The Colorado HPI is now down only 2 percent from the peak in the state's HPI which was reached during the third quarter of 2006. The national index is down 16.8 percent from its peak, which it also reached during the third quarter of 2006.
The HPI for the United States rose 7.5 percent from the second quarter of 2012 to the second quarter of 2013, and until the second quarter of 2012, and if the fifth quarter in a row of year over year index increases.
The first graph shows the Colorado HPI compared to the US HPI since 2000. Since the peak period, the US HPI has fallen farther than the Colorado index. The Colorado index turned up significantly during the second quarter of 2012.
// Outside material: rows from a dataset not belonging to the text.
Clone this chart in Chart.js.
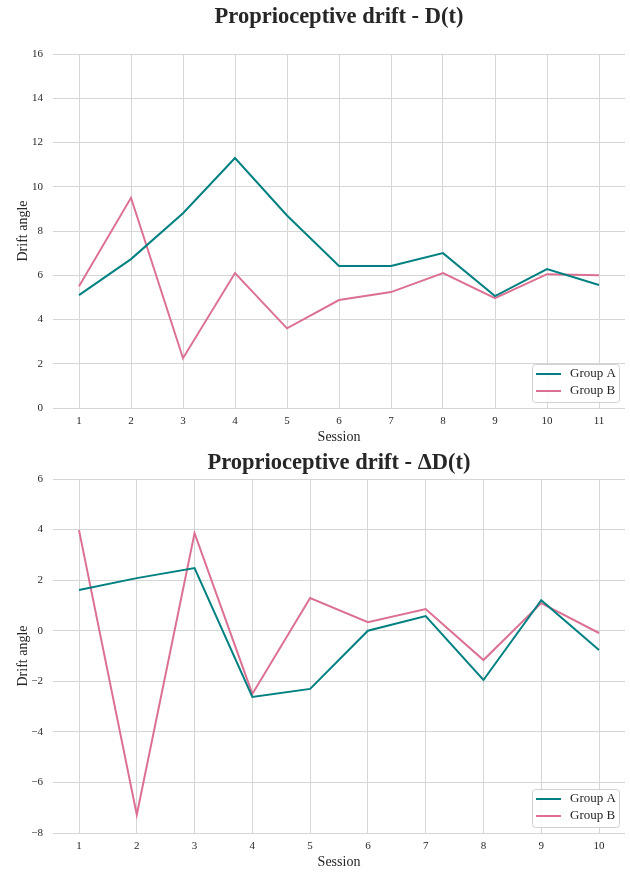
<!DOCTYPE html>
<html>
<head>
<meta charset="utf-8">
<script src="https://cdn.jsdelivr.net/npm/chart.js@4.4.1/dist/chart.umd.min.js"></script>
<style>
  html, body { margin: 0; padding: 0; background: #fff; }
  canvas { display: block; }
</style>
</head>
<body>
<canvas id="driftChart" width="630" height="448"></canvas>
<canvas id="deltaChart" width="630" height="425"></canvas>
<script>
// === data === //
const sessionsD = [1, 2, 3, 4, 5, 6, 7, 8, 9, 10, 11];
const groupAD = [5.1, 6.73, 8.8, 11.3, 8.7, 6.42, 6.42, 7.0, 5.06, 6.28, 5.56];
const groupBD = [5.5, 9.5, 2.25, 6.1, 3.6, 4.88, 5.24, 6.1, 4.97, 6.05, 6.0];

const sessionsDelta = [1, 2, 3, 4, 5, 6, 7, 8, 9, 10];
const groupADelta = [1.61, 2.08, 2.48, -2.62, -2.3, 0.0, 0.58, -1.95, 1.21, -0.76];
const groupBDelta = [3.98, -7.28, 3.86, -2.5, 1.29, 0.34, 0.86, -1.16, 1.09, -0.09];

const seriesNames = ['Group A', 'Group B'];
const seriesColors = ['#008080', '#db7093'];

const serif = "'Liberation Serif', 'Times New Roman', serif";
const textColor = '#262626';
const gridColor = '#d6d6d6';

// title centred over the plot area (like matplotlib)
const plotTitle = {
  id: 'plotTitle',
  afterDraw(chart, args, opts) {
    const { ctx, chartArea } = chart;
    ctx.save();
    ctx.font = `bold 22.5px ${serif}`;
    ctx.fillStyle = textColor;
    ctx.textAlign = 'center';
    ctx.textBaseline = 'middle';
    ctx.fillText(opts.text, (chartArea.left + chartArea.right) / 2, opts.y);
    ctx.restore();
  },
};

// legend box in lower right corner of the plot
const cornerLegend = {
  id: 'cornerLegend',
  afterDraw(chart) {
    const { ctx, chartArea } = chart;
    const w = 87, h = 38;
    const x = chartArea.right - 6 - w;
    const y = chartArea.bottom - 6 - h;
    ctx.save();
    ctx.fillStyle = 'rgba(255,255,255,0.85)';
    ctx.strokeStyle = '#d0d0d0';
    ctx.lineWidth = 1;
    ctx.beginPath();
    ctx.roundRect(x + 0.5, y + 0.5, w, h, 3);
    ctx.fill();
    ctx.stroke();
    ctx.font = `13px ${serif}`;
    ctx.textBaseline = 'middle';
    chart.data.datasets.forEach((ds, i) => {
      const ly = y + 10 + i * 17;
      ctx.strokeStyle = ds.borderColor;
      ctx.lineWidth = 2;
      ctx.beginPath();
      ctx.moveTo(x + 4, ly);
      ctx.lineTo(x + 29, ly);
      ctx.stroke();
      ctx.fillStyle = textColor;
      ctx.fillText(ds.label, x + 38, ly);
    });
    ctx.restore();
  },
};

const makeChart = (id, sessions, seriesA, seriesB, title, titleY, padTop, yMin, yMax) => {
  const margin = (sessions[sessions.length - 1] - sessions[0]) * 0.05;
  return new Chart(document.getElementById(id), {
    type: 'line',
    data: {
      datasets: [seriesA, seriesB].map((vals, i) => ({
        label: seriesNames[i],
        data: sessions.map((s, j) => ({ x: s, y: vals[j] })),
        borderColor: seriesColors[i],
        backgroundColor: seriesColors[i],
        borderWidth: 2,
        pointRadius: 0,
        tension: 0,
      })),
    },
    options: {
      responsive: false,
      animation: false,
      layout: { padding: { top: padTop, right: 5, left: 0, bottom: 0 } },
      plugins: {
        legend: { display: false },
        tooltip: { enabled: false },
        plotTitle: { text: title, y: titleY },
      },
      scales: {
        x: {
          type: 'linear',
          min: sessions[0] - margin,
          max: sessions[sessions.length - 1] + margin,
          afterBuildTicks: (scale) => {
            scale.ticks = sessions.map((s) => ({ value: s }));
          },
          afterFit: (scale) => {
            scale.height = 40;
          },
          grid: { color: gridColor, lineWidth: 1, drawTicks: false },
          border: { display: false },
          ticks: {
            color: textColor,
            font: { family: serif, size: 11 },
            padding: 7,
            maxRotation: 0,
          },
          title: {
            display: true,
            text: 'Session',
            color: textColor,
            font: { family: serif, size: 14 },
            padding: { top: 0, bottom: 2 },
          },
        },
        y: {
          min: yMin,
          max: yMax,
          afterFit: (scale) => {
            scale.width = 53;
          },
          grid: { color: gridColor, lineWidth: 1, drawTicks: false },
          border: { display: false },
          ticks: {
            stepSize: 2,
            color: textColor,
            font: { family: serif, size: 11 },
            padding: 10,
            callback: (v) => String(v).replace('-', '\u2212'),
          },
          title: {
            display: true,
            text: 'Drift angle',
            color: textColor,
            font: { family: serif, size: 14 },
            padding: { top: 15, bottom: 0 },
          },
        },
      },
    },
    plugins: [plotTitle, cornerLegend],
  });
};

makeChart('driftChart', sessionsD, groupAD, groupBD, 'Proprioceptive drift - D(t)', 17, 54, 0, 16);
makeChart('deltaChart', sessionsDelta, groupADelta, groupBDelta, 'Proprioceptive drift - \u0394D(t)', 15, 31, -8, 6);
</script>
</body>
</html>
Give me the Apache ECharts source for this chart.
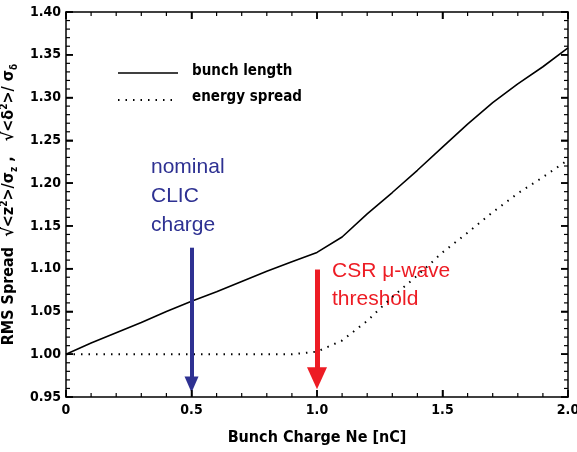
<!DOCTYPE html>
<html>
<head>
<meta charset="utf-8">
<script src="https://cdn.jsdelivr.net/npm/echarts@6/dist/echarts.min.js"></script>
</head>
<body style="margin:0">
<div id="c" style="width:577px;height:452px"></div>
<script>
// ---- data ----
var charge = [0, 0.1, 0.2, 0.3, 0.4, 0.5, 0.6, 0.7, 0.8, 0.9, 1.0, 1.1, 1.2, 1.3, 1.4, 1.5, 1.6, 1.7, 1.8, 1.9, 2.0];
var bunchLength = [1.000, 1.013, 1.025, 1.037, 1.050, 1.062, 1.073, 1.085, 1.097, 1.108, 1.119, 1.137, 1.164, 1.189, 1.215, 1.242, 1.269, 1.294, 1.316, 1.336, 1.358];
var energySpread = [1.000, 1.000, 1.000, 1.000, 1.000, 1.000, 1.000, 1.000, 1.000, 1.000, 1.003, 1.016, 1.039, 1.067, 1.092, 1.119, 1.142, 1.166, 1.188, 1.207, 1.227];
var seriesNames = ['bunch length', 'energy spread'];
var xTicks = [0, 0.5, 1.0, 1.5, 2.0];
var yTicks = [0.95, 1.00, 1.05, 1.10, 1.15, 1.20, 1.25, 1.30, 1.35, 1.40];
var arrowX = [0.5, 1.0];
var arrowTop = [1.1245, 1.099];
var arrowTip = [0.9525, 0.955];
var arrowColors = ['#2e3192', '#ed1c24'];
var noteNominal = 'nominal\nCLIC\ncharge';
var noteCSR = 'CSR \u03bc-wave\nthreshold';
var xTitle = 'Bunch Charge Ne [nC]';

function pairs(xs, ys){ return xs.map(function(x,i){ return [x, ys[i]]; }); }

var xMin = xTicks[0], xMax = xTicks[xTicks.length-1];
var yMin = yTicks[0], yMax = yTicks[yTicks.length-1];
var xStep = xTicks[1]-xTicks[0], yStep = yTicks[1]-yTicks[0];
var xTickMarks = [], yTickMarks = [];
for (var a = 0; a <= (xTicks.length-1)*5; a++) xTickMarks.push([xMin + a*xStep/5, a%5===0 ? 1 : 0]);
for (var b = 0; b <= (yTicks.length-1)*5; b++) yTickMarks.push([yMin + b*yStep/5, b%5===0 ? 1 : 0]);

var chart = echarts.init(document.getElementById('c'));
var labFont = '"Liberation Sans Narrow","DejaVu Sans Condensed",sans-serif';
var axisLineStyle = {color:'#000', width:1.5};
function mkX(pos, showLab){
  return {type:'value', min:xMin, max:xMax, interval:xStep, position:pos,
    axisLine:{show:true, onZero:false, lineStyle:axisLineStyle},
    axisTick:{show:true, inside:true, length:7, lineStyle:{color:'#000', width:1.5}},
    splitLine:{show:false},
    axisLabel:{show:showLab, color:'#000', fontFamily:labFont, fontWeight:'bold', fontSize:14, margin:6,
      formatter:function(v){ return v===0 ? '0' : v.toFixed(1); }},
    name: showLab ? xTitle : '', nameLocation:'middle', nameGap:33,
    nameTextStyle:{color:'#000', fontFamily:labFont, fontWeight:'bold', fontSize:16}
  };
}
function mkY(pos, showLab){
  return {type:'value', min:yMin, max:yMax, interval:yStep, position:pos,
    axisLine:{show:true, onZero:false, lineStyle:axisLineStyle},
    axisTick:{show:true, inside:true, length:7, lineStyle:{color:'#000', width:1.5}},
    splitLine:{show:false},
    axisLabel:{show:showLab, color:'#000', fontFamily:labFont, fontWeight:'bold', fontSize:14, margin:5,
      formatter:function(v){ return v.toFixed(2); }},
    name: showLab ? '{t|RMS Spread  \u221a<z}{sup|2}{t|>/\u03c3}{sub|z}{t| ,   \u221a<\u03b4}{sup|2}{t|>/ \u03c3}{sub|\u03b4}' : '',
    nameLocation:'middle', nameGap:43, nameRotate:90,
    nameTextStyle:{color:'#000', fontFamily:labFont, fontWeight:'bold', fontSize:16,
      rich:{
        t:{fontFamily:labFont, fontWeight:'bold', fontSize:16, lineHeight:20, verticalAlign:'middle', color:'#000'},
        sup:{fontFamily:labFont, fontWeight:'bold', fontSize:10, lineHeight:20, verticalAlign:'top', color:'#000'},
        sub:{fontFamily:labFont, fontWeight:'bold', fontSize:10, lineHeight:20, verticalAlign:'bottom', color:'#000'}
      }}
  };
}

var arrowSeries = arrowX.map(function(x, i){
  return {type:'line', data:[],
    markLine:{symbol:['none','triangle'], symbolSize: i===0 ? [14,16] : [20,22],
      label:{show:false}, animation:false,
      lineStyle:{color:arrowColors[i], width: i===0 ? 4 : 5, type:'solid'},
      data:[[{coord:[x, arrowTop[i]]},{coord:[x, arrowTip[i] + (i===0?0.012:0.017)]}]]}
  };
});

var baseGraphic = [
  {type:'line', shape:{x1:118, y1:73, x2:178, y2:73}, style:{stroke:'#000', lineWidth:1.6}},
  {type:'text', left:192, top:64, style:{text:seriesNames[0], fill:'#000', font:'bold 15px '+labFont}},
  {type:'line', shape:{x1:118, y1:100, x2:178, y2:100}, style:{stroke:'#000', lineWidth:2, lineDash:[1.5,6]}},
  {type:'text', left:192, top:90, style:{text:seriesNames[1], fill:'#000', font:'bold 15px '+labFont}},
  {type:'text', left:151, top:153, style:{text:noteNominal, fill:'#2e3192', font:'21px "Liberation Sans",Arial,sans-serif', lineHeight:29}},
  {type:'text', left:332, top:257, style:{text:noteCSR, fill:'#ed1c24', font:'21px "Liberation Sans",Arial,sans-serif', lineHeight:28}}
];

chart.setOption({
  animation:false,
  grid:{left:66, right:9, top:12, bottom:55, containLabel:false, outerBoundsMode:'none'},
  xAxis:[mkX('bottom', true), mkX('top', false)],
  yAxis:[mkY('left', true), mkY('right', false)],
  series:[
    {name:seriesNames[0], type:'line', data:pairs(charge, bunchLength), symbol:'none',
      lineStyle:{color:'#000', width:1.6}},
    {name:seriesNames[1], type:'line', data:pairs(charge, energySpread), symbol:'none',
      lineStyle:{color:'#000', width:2, type:[1.5,6]}}
  ].concat(arrowSeries),
  graphic: baseGraphic
});

// tick marks (major + minor) placed through the chart's own scales
var tickG = [];
function tk(x1, y1, x2, y2, major){
  tickG.push({type:'line', z:50, shape:{x1:x1, y1:y1, x2:x2, y2:y2}, style:{stroke:'#000', lineWidth: major ? 1.5 : 1.2}});
}
xTickMarks.forEach(function(m){
  var len = m[1] ? 7 : 4;
  var p0 = chart.convertToPixel({gridIndex:0}, [m[0], yMin]);
  var p1 = chart.convertToPixel({gridIndex:0}, [m[0], yMax]);
  tk(p0[0], p0[1], p0[0], p0[1]-len, m[1]);
  tk(p1[0], p1[1], p1[0], p1[1]+len, m[1]);
});
yTickMarks.forEach(function(m){
  var len = m[1] ? 7 : 4;
  var p0 = chart.convertToPixel({gridIndex:0}, [xMin, m[0]]);
  var p1 = chart.convertToPixel({gridIndex:0}, [xMax, m[0]]);
  tk(p0[0], p0[1], p0[0]+len, p0[1], m[1]);
  tk(p1[0], p1[1], p1[0]-len, p1[1], m[1]);
});
chart.setOption({graphic: baseGraphic.concat(tickG)});
</script>
</body>
</html>
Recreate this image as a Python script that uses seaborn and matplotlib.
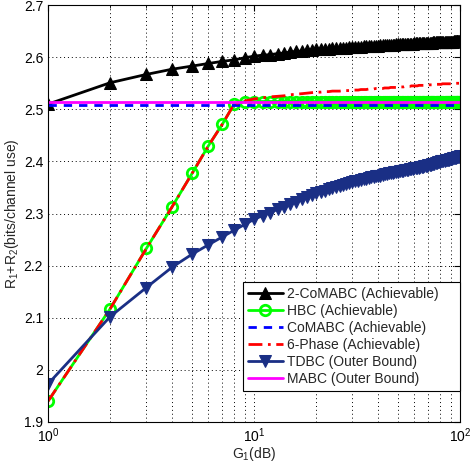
import numpy as np
import pandas as pd
import matplotlib
matplotlib.use("Agg")
import matplotlib.pyplot as plt
import seaborn as sns
from matplotlib.ticker import LogLocator, NullFormatter, FixedLocator

# ------------------------------------------------------------
# Dados, G1 = 1..100
# ------------------------------------------------------------
g1 = list(range(1, 101))

comabc2 = [
    2.510, 2.551, 2.567, 2.577, 2.583, 2.588, 2.592, 2.595, 2.599, 2.602,
    2.604, 2.605, 2.607, 2.608, 2.610, 2.611, 2.612, 2.613, 2.614, 2.615,
    2.615, 2.616, 2.616, 2.617, 2.617, 2.618, 2.618, 2.618, 2.619, 2.619,
    2.620, 2.620, 2.620, 2.621, 2.621, 2.621, 2.622, 2.622, 2.622, 2.622,
    2.623, 2.623, 2.623, 2.623, 2.624, 2.624, 2.624, 2.624, 2.625, 2.625,
    2.625, 2.625, 2.625, 2.626, 2.626, 2.626, 2.626, 2.626, 2.626, 2.627,
    2.627, 2.627, 2.627, 2.627, 2.627, 2.628, 2.628, 2.628, 2.628, 2.628,
    2.628, 2.628, 2.628, 2.629, 2.629, 2.629, 2.629, 2.629, 2.629, 2.629,
    2.629, 2.630, 2.630, 2.630, 2.630, 2.630, 2.630, 2.630, 2.630, 2.630,
    2.630, 2.630, 2.631, 2.631, 2.631, 2.631, 2.631, 2.631, 2.631, 2.631,
]

hbc = [1.940, 2.117, 2.233, 2.313, 2.377, 2.430, 2.471, 2.510] + [2.515] * 92

comabc = [2.508] * 100

six_phase = [
    1.940, 2.117, 2.233, 2.313, 2.377, 2.430, 2.471, 2.510, 2.516, 2.520,
    2.522, 2.524, 2.525, 2.526, 2.528, 2.529, 2.530, 2.531, 2.532, 2.533,
    2.533, 2.534, 2.534, 2.535, 2.535, 2.535, 2.536, 2.536, 2.536, 2.537,
    2.537, 2.537, 2.538, 2.538, 2.538, 2.539, 2.539, 2.539, 2.540, 2.540,
    2.540, 2.540, 2.541, 2.541, 2.541, 2.542, 2.542, 2.542, 2.542, 2.543,
    2.543, 2.543, 2.543, 2.544, 2.544, 2.544, 2.544, 2.545, 2.545, 2.545,
    2.545, 2.545, 2.546, 2.546, 2.546, 2.546, 2.546, 2.547, 2.547, 2.547,
    2.547, 2.547, 2.547, 2.548, 2.548, 2.548, 2.548, 2.548, 2.548, 2.548,
    2.548, 2.549, 2.549, 2.549, 2.549, 2.549, 2.549, 2.549, 2.549, 2.549,
    2.549, 2.549, 2.550, 2.550, 2.550, 2.550, 2.550, 2.550, 2.550, 2.550,
]

tdbc = [
    1.973, 2.102, 2.158, 2.197, 2.222, 2.240, 2.255, 2.268, 2.279, 2.289,
    2.296, 2.302, 2.308, 2.313, 2.318, 2.323, 2.327, 2.331, 2.335, 2.339,
    2.342, 2.344, 2.347, 2.349, 2.351, 2.353, 2.355, 2.357, 2.359, 2.361,
    2.362, 2.363, 2.365, 2.366, 2.367, 2.369, 2.370, 2.371, 2.372, 2.372,
    2.373, 2.374, 2.375, 2.376, 2.377, 2.378, 2.378, 2.379, 2.379, 2.380,
    2.381, 2.382, 2.382, 2.383, 2.384, 2.384, 2.385, 2.385, 2.386, 2.387,
    2.387, 2.388, 2.388, 2.389, 2.390, 2.390, 2.391, 2.391, 2.392, 2.393,
    2.394, 2.394, 2.395, 2.395, 2.396, 2.397, 2.397, 2.398, 2.398, 2.399,
    2.400, 2.400, 2.401, 2.401, 2.402, 2.402, 2.403, 2.403, 2.404, 2.405,
    2.405, 2.406, 2.406, 2.407, 2.407, 2.408, 2.408, 2.409, 2.409, 2.410,
]

mabc = [2.515] * 100

df = pd.DataFrame({
    "G1": g1,
    "2-CoMABC (Achievable)": comabc2,
    "HBC (Achievable)": hbc,
    "CoMABC (Achievable)": comabc,
    "6-Phase (Achievable)": six_phase,
    "TDBC (Outer Bound)": tdbc,
    "MABC (Outer Bound)": mabc,
})

# ------------------------------------------------------------
# Estilo
# ------------------------------------------------------------
sns.set_style("white")
plt.rcParams["font.family"] = ["Liberation Sans", "DejaVu Sans"]
plt.rcParams["mathtext.fontset"] = "custom"
plt.rcParams["mathtext.rm"] = "Liberation Sans"
plt.rcParams["mathtext.it"] = "Liberation Sans"
plt.rcParams["font.size"] = 10

fig = plt.figure(figsize=(4.71, 4.65), dpi=100)
ax = fig.add_axes([0.102, 0.0925, 0.875, 0.8965])

estilos = {
    "2-CoMABC (Achievable)": dict(color="black", marker="^", markersize=8.5, linestyle="-"),
    "HBC (Achievable)": dict(color="#00ff00", marker="o", markersize=7.5, markerfacecolor="none",
                             markeredgecolor="#00ff00", markeredgewidth=2, linestyle="-"),
    "CoMABC (Achievable)": dict(color="#0000ff", linestyle=(0, (3, 2.5))),
    "6-Phase (Achievable)": dict(color="#ff0000", linestyle=(0, (5, 2, 1, 2))),
    "TDBC (Outer Bound)": dict(color="#1a2f85", marker="v", markersize=8.5, linestyle="-"),
    "MABC (Outer Bound)": dict(color="#ff00ff", linestyle="-"),
}

for nome, est in estilos.items():
    sns.lineplot(data=df, x="G1", y=nome, ax=ax, label=nome, linewidth=2,
                 markeredgecolor=est.pop("markeredgecolor", est["color"]), **est)

ax.set_xscale("log")
ax.set_xlim(1, 100)
ax.set_ylim(1.9, 2.7)
ax.yaxis.set_major_locator(FixedLocator([1.9, 2.0, 2.1, 2.2, 2.3, 2.4, 2.5, 2.6, 2.7]))
ax.set_yticklabels(["1.9", "2", "2.1", "2.2", "2.3", "2.4", "2.5", "2.6", "2.7"])
ax.xaxis.set_minor_locator(LogLocator(base=10, subs=np.arange(2, 10)))
ax.xaxis.set_minor_formatter(NullFormatter())

ax.grid(True, which="major", color="black", linestyle=(0, (1, 3)), linewidth=0.7)
ax.grid(True, which="minor", axis="x", color="black", linestyle=(0, (1, 3)), linewidth=0.7)
ax.tick_params(which="both", direction="in", top=True, right=True, colors="black", labelsize=10)
ax.tick_params(which="major", length=4)
ax.tick_params(which="minor", length=2)
for s in ax.spines.values():
    s.set_color("black")
    s.set_linewidth(0.8)

ax.set_xlabel("G$_1$(dB)", labelpad=0)
ax.set_ylabel("R$_1$+R$_2$(bits/channel use)", labelpad=2)

leg = ax.legend(loc="upper left", bbox_to_anchor=(0.473, 0.0695, 0.527, 0.2665),
                mode="expand", borderaxespad=0,
                frameon=True, fancybox=False, framealpha=1, edgecolor="black",
                handlelength=2.5, labelspacing=0.22, fontsize=10, borderpad=0.35,
                handletextpad=0.3)
leg.get_frame().set_linewidth(0.8)

fig.savefig("out.png", dpi=100)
In the second graph is shown the year-over-year change in the HPI for both Colorado and the US. This more fully shows to what degree the HPI has fallen in recent years for both Colorado and the US. The national HPI has fallen farther -or increased less- than the Colorado HPI in every quarter since the second quarter of 2007. The home price index in Colorado has been increasing longer than the US as a whole, although Colorado showed less growth than the nation in the index from 2001-2007.
The index values presented and analyzed in this article are not seasonally adjusted.
Note: During the second quarter of 2011, the Federal Housing and Finance Agency released, for the first time, its Expanded-Data House Price Index. The new index is "Estimated using Enterprise, FHA, and Real Property County Recorder Data Licensed from DataQuick[.]"
In other words, the data source is much more broad than the old index which relied only on GSE information.
However, at the metro-area level, we'll still need to rely on the older GSE-data index until FHFA expands its new index into the metro areas.